■ **Supplied records**:
════════
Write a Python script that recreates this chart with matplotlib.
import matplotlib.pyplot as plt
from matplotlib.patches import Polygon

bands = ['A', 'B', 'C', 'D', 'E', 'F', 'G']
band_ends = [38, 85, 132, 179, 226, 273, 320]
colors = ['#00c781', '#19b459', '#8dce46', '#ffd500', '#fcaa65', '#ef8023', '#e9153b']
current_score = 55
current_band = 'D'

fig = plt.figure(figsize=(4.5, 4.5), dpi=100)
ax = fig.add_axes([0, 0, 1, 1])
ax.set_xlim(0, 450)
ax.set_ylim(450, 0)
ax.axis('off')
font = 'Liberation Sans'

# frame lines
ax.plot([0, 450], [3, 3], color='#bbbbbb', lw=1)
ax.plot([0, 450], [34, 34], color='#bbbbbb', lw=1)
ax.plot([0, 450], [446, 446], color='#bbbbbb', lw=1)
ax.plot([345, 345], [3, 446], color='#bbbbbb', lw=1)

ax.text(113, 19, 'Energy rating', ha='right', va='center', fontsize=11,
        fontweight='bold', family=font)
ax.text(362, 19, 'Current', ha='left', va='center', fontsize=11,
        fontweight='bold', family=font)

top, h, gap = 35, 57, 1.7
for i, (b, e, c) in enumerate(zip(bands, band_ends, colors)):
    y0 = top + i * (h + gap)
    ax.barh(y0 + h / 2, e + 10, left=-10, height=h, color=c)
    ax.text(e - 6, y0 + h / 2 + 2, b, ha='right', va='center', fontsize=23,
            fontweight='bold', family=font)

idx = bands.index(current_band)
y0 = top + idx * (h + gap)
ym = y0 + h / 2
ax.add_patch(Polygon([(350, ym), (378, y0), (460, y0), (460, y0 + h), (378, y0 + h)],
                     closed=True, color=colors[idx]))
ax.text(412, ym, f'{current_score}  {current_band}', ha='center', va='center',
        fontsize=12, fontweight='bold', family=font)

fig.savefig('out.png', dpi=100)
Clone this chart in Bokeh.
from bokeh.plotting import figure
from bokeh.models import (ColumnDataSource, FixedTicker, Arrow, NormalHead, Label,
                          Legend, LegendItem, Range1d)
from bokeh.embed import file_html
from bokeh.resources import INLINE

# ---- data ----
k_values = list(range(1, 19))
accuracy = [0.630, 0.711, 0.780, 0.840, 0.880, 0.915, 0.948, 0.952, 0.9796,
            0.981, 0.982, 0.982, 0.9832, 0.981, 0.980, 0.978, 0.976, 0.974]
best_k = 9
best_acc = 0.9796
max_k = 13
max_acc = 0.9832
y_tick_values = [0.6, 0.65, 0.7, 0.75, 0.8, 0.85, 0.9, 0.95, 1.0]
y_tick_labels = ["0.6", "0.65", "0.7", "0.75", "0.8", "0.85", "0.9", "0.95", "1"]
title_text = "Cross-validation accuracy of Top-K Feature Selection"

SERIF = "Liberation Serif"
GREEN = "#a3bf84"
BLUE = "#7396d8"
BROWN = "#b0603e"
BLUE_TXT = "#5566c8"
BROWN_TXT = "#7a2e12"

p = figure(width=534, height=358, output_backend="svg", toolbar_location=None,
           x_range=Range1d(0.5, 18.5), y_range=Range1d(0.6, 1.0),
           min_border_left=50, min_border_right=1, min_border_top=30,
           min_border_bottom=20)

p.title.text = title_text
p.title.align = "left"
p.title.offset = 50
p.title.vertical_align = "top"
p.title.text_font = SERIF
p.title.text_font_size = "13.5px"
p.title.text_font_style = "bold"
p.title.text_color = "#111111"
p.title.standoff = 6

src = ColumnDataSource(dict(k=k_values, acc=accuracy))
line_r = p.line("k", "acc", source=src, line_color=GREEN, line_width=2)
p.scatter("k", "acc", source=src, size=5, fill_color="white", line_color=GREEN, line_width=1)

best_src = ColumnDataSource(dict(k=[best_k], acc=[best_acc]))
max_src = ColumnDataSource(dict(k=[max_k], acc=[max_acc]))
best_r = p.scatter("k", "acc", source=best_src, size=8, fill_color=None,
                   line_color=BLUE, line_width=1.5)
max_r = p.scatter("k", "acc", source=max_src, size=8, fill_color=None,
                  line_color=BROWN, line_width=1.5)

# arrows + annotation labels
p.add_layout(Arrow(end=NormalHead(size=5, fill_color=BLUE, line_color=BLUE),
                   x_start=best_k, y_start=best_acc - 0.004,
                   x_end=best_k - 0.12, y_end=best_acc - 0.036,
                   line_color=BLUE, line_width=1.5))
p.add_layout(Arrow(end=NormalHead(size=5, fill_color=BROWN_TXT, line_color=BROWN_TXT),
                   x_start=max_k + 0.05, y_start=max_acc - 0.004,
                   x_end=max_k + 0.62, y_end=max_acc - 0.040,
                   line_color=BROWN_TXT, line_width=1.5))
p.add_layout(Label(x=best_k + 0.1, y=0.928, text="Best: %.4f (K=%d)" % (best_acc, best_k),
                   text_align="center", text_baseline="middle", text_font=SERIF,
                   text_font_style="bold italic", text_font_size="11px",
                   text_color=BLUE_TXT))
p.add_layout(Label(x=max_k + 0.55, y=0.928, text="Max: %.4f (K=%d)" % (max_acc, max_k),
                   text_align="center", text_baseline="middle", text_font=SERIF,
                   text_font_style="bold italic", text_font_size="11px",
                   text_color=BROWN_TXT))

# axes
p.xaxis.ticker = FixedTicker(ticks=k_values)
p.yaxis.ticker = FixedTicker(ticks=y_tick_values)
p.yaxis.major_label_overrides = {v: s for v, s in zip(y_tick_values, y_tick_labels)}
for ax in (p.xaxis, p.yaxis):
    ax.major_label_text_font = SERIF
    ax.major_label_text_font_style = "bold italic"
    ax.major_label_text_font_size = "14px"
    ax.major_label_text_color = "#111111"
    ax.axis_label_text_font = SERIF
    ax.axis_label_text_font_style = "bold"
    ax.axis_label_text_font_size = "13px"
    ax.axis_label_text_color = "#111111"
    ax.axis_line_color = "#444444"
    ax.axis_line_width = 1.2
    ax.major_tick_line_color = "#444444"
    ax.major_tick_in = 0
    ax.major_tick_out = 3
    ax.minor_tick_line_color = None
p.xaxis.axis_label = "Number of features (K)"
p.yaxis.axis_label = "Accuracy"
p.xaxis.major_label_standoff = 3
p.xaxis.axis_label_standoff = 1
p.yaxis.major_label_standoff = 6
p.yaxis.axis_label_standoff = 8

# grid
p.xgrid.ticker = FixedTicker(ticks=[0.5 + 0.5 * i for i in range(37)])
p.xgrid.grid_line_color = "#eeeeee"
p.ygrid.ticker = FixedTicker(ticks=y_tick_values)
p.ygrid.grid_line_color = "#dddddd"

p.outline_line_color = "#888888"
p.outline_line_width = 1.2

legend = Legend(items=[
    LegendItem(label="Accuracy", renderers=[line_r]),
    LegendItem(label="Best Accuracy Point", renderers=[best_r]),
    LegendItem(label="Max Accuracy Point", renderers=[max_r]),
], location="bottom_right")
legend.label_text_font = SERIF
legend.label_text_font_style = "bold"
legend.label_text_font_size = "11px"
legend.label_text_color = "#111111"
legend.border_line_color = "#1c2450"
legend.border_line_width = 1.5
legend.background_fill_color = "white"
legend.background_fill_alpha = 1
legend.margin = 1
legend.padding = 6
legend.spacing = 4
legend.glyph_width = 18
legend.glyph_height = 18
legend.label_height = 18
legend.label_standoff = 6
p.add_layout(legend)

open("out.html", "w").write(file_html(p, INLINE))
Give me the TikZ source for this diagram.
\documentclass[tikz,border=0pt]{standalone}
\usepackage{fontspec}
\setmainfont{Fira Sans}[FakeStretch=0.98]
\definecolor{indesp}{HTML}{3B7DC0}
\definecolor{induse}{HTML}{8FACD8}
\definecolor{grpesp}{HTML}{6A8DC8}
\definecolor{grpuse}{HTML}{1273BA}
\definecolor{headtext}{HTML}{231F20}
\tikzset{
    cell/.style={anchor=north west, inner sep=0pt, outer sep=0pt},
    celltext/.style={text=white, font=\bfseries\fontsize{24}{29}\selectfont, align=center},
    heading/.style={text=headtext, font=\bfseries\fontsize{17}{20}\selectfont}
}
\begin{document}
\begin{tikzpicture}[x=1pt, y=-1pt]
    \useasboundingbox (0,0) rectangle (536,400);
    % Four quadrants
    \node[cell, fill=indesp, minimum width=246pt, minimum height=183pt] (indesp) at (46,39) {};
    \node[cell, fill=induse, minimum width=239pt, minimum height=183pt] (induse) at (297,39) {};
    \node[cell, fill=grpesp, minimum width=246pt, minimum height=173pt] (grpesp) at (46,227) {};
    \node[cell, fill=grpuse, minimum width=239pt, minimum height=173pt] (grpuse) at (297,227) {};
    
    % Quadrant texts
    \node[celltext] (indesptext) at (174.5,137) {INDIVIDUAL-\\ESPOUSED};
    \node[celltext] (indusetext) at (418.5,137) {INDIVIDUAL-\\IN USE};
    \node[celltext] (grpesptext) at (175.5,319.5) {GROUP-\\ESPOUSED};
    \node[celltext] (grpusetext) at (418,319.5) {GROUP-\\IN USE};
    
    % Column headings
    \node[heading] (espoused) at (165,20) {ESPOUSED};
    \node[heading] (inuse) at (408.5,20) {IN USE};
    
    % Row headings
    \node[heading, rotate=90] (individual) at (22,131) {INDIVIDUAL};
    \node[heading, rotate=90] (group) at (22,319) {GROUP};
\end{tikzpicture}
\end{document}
════════
■ **The request**:
From the first line of the listing above to the line with "ax.plot([345, 345], [3, 446], color='#bbbbbb', lw=1)", please transcribe each line exactly, both ends included, and nothing beyond that.

■ **Solution for this task**:
Write a Python script that recreates this chart with matplotlib.
import matplotlib.pyplot as plt
from matplotlib.patches import Polygon

bands = ['A', 'B', 'C', 'D', 'E', 'F', 'G']
band_ends = [38, 85, 132, 179, 226, 273, 320]
colors = ['#00c781', '#19b459', '#8dce46', '#ffd500', '#fcaa65', '#ef8023', '#e9153b']
current_score = 55
current_band = 'D'

fig = plt.figure(figsize=(4.5, 4.5), dpi=100)
ax = fig.add_axes([0, 0, 1, 1])
ax.set_xlim(0, 450)
ax.set_ylim(450, 0)
ax.axis('off')
font = 'Liberation Sans'

# frame lines
ax.plot([0, 450], [3, 3], color='#bbbbbb', lw=1)
ax.plot([0, 450], [34, 34], color='#bbbbbb', lw=1)
ax.plot([0, 450], [446, 446], color='#bbbbbb', lw=1)
ax.plot([345, 345], [3, 446], color='#bbbbbb', lw=1)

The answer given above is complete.